— Start —
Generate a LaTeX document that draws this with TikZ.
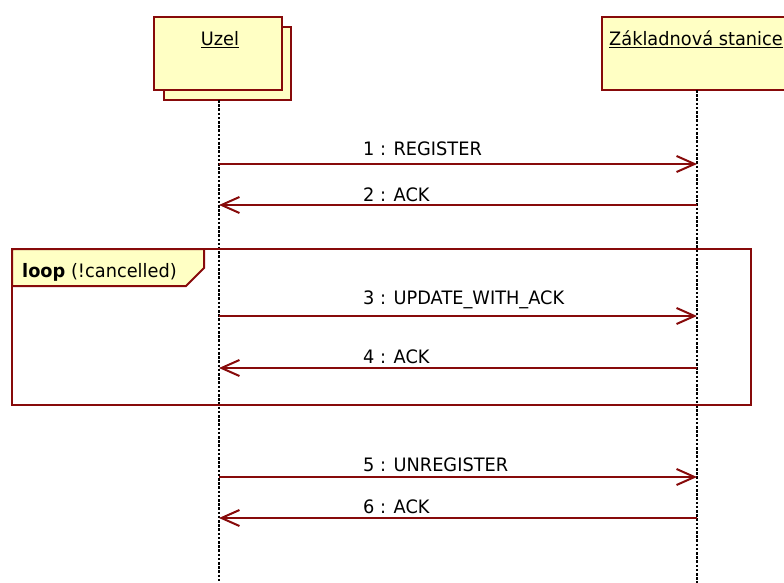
\documentclass[tikz,border=0pt]{standalone}
\usepackage{fontspec}
\setmainfont{DejaVu Sans}[FakeStretch=0.96]
\usetikzlibrary{arrows.meta}
\definecolor{umlred}{RGB}{135,10,10}
\definecolor{umlyellow}{RGB}{255,255,196}
\tikzset{
  lifebox/.style={draw=umlred, fill=umlyellow, line width=2.4pt, rectangle, inner sep=0pt, anchor=north west},
  lifeline/.style={draw=black, line width=2pt, dash pattern=on 2.6pt off 1.6pt},
  msg/.style={draw=umlred, line width=2pt, -{Straight Barb[length=18pt,width=16pt,line width=2pt]}},
  txt/.style={font=\fontsize{18.5}{21}\selectfont, inner sep=0pt, text=black},
  frame/.style={draw=umlred, line width=2pt},
}
\begin{document}
\begin{tikzpicture}[x=1pt,y=-1pt]
\useasboundingbox (0,0) rectangle (784,583);
% Uzel (multi-object)
\node[lifebox, minimum width=127pt, minimum height=73pt] (uzelback) at (163,26) {};
\node[lifebox, minimum width=128pt, minimum height=73pt] (uzel) at (153,16) {};
\node[txt, anchor=base] (uzelt) at (220,46) {\underline{Uzel}};
% Zakladnova stanice
\node[lifebox, minimum width=192pt, minimum height=73pt] (zs) at (601,16) {};
\node[txt, anchor=base] (zst) at (696,46) {\underline{Základnová stanice}};
% lifelines
\coordinate (l1top) at (219,100);
\coordinate (l1bot) at (219,583);
\coordinate (l2top) at (697,90);
\coordinate (l2bot) at (697,583);
\draw[lifeline] (l1top) -- (l1bot);
\draw[lifeline] (l2top) -- (l2bot);
% loop frame
\coordinate (fnw) at (12,249);
\coordinate (fse) at (751,405);
\draw[frame] (fnw) rectangle (fse);
\coordinate (t1) at (204,249);
\coordinate (t2) at (204,268);
\coordinate (t3) at (186,286);
\coordinate (t4) at (12,286);
\draw[frame, fill=umlyellow] (fnw) -- (t1) -- (t2) -- (t3) -- (t4) -- cycle;
\node[txt, anchor=base west] (looplbl) at (22,277.5) {\textbf{loop} (!cancelled)};
% messages
\foreach \i/\y in {1/164,2/205,3/316,4/368,5/477,6/518}{
  \coordinate (a\i) at (219,\y);
  \coordinate (b\i) at (697,\y);
}
\draw[msg] (a1) -- (b1);
\draw[msg] (b2) -- (a2);
\draw[msg] (a3) -- (b3);
\draw[msg] (b4) -- (a4);
\draw[msg] (a5) -- (b5);
\draw[msg] (b6) -- (a6);
\node[txt, anchor=base west] (m1) at (363,155.5) {1 : REGISTER};
\node[txt, anchor=base west] (m2) at (363,201) {2 : ACK};
\node[txt, anchor=base west] (m3) at (363,304.5) {3 : UPDATE\_WITH\_ACK};
\node[txt, anchor=base west] (m4) at (363,363.5) {4 : ACK};
\node[txt, anchor=base west] (m5) at (363,471) {5 : UNREGISTER};
\node[txt, anchor=base west] (m6) at (363,513) {6 : ACK};
\end{tikzpicture}
\end{document}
— End —
Exercise prompt: Using the data above, print every line exactly, omitting pictures.

Written answer:
Generate a LaTeX document that draws this with TikZ.
\documentclass[tikz,border=0pt]{standalone}
\usepackage{fontspec}
\setmainfont{DejaVu Sans}[FakeStretch=0.96]
\usetikzlibrary{arrows.meta}
\definecolor{umlred}{RGB}{135,10,10}
\definecolor{umlyellow}{RGB}{255,255,196}
\tikzset{
  lifebox/.style={draw=umlred, fill=umlyellow, line width=2.4pt, rectangle, inner sep=0pt, anchor=north west},
  lifeline/.style={draw=black, line width=2pt, dash pattern=on 2.6pt off 1.6pt},
  msg/.style={draw=umlred, line width=2pt, -{Straight Barb[length=18pt,width=16pt,line width=2pt]}},
  txt/.style={font=\fontsize{18.5}{21}\selectfont, inner sep=0pt, text=black},
  frame/.style={draw=umlred, line width=2pt},
}
\begin{document}
\begin{tikzpicture}[x=1pt,y=-1pt]
\useasboundingbox (0,0) rectangle (784,583);
% Uzel (multi-object)
\node[lifebox, minimum width=127pt, minimum height=73pt] (uzelback) at (163,26) {};
\node[lifebox, minimum width=128pt, minimum height=73pt] (uzel) at (153,16) {};
\node[txt, anchor=base] (uzelt) at (220,46) {\underline{Uzel}};
% Zakladnova stanice
\node[lifebox, minimum width=192pt, minimum height=73pt] (zs) at (601,16) {};
\node[txt, anchor=base] (zst) at (696,46) {\underline{Základnová stanice}};
% lifelines
\coordinate (l1top) at (219,100);
\coordinate (l1bot) at (219,583);
\coordinate (l2top) at (697,90);
\coordinate (l2bot) at (697,583);
\draw[lifeline] (l1top) -- (l1bot);
\draw[lifeline] (l2top) -- (l2bot);
% loop frame
\coordinate (fnw) at (12,249);
\coordinate (fse) at (751,405);
\draw[frame] (fnw) rectangle (fse);
\coordinate (t1) at (204,249);
\coordinate (t2) at (204,268);
\coordinate (t3) at (186,286);
\coordinate (t4) at (12,286);
\draw[frame, fill=umlyellow] (fnw) -- (t1) -- (t2) -- (t3) -- (t4) -- cycle;
\node[txt, anchor=base west] (looplbl) at (22,277.5) {\textbf{loop} (!cancelled)};
% messages
\foreach \i/\y in {1/164,2/205,3/316,4/368,5/477,6/518}{
  \coordinate (a\i) at (219,\y);
  \coordinate (b\i) at (697,\y);
}
\draw[msg] (a1) -- (b1);
\draw[msg] (b2) -- (a2);
\draw[msg] (a3) -- (b3);
\draw[msg] (b4) -- (a4);
\draw[msg] (a5) -- (b5);
\draw[msg] (b6) -- (a6);
\node[txt, anchor=base west] (m1) at (363,155.5) {1 : REGISTER};
\node[txt, anchor=base west] (m2) at (363,201) {2 : ACK};
\node[txt, anchor=base west] (m3) at (363,304.5) {3 : UPDATE\_WITH\_ACK};
\node[txt, anchor=base west] (m4) at (363,363.5) {4 : ACK};
\node[txt, anchor=base west] (m5) at (363,471) {5 : UNREGISTER};
\node[txt, anchor=base west] (m6) at (363,513) {6 : ACK};
\end{tikzpicture}
\end{document}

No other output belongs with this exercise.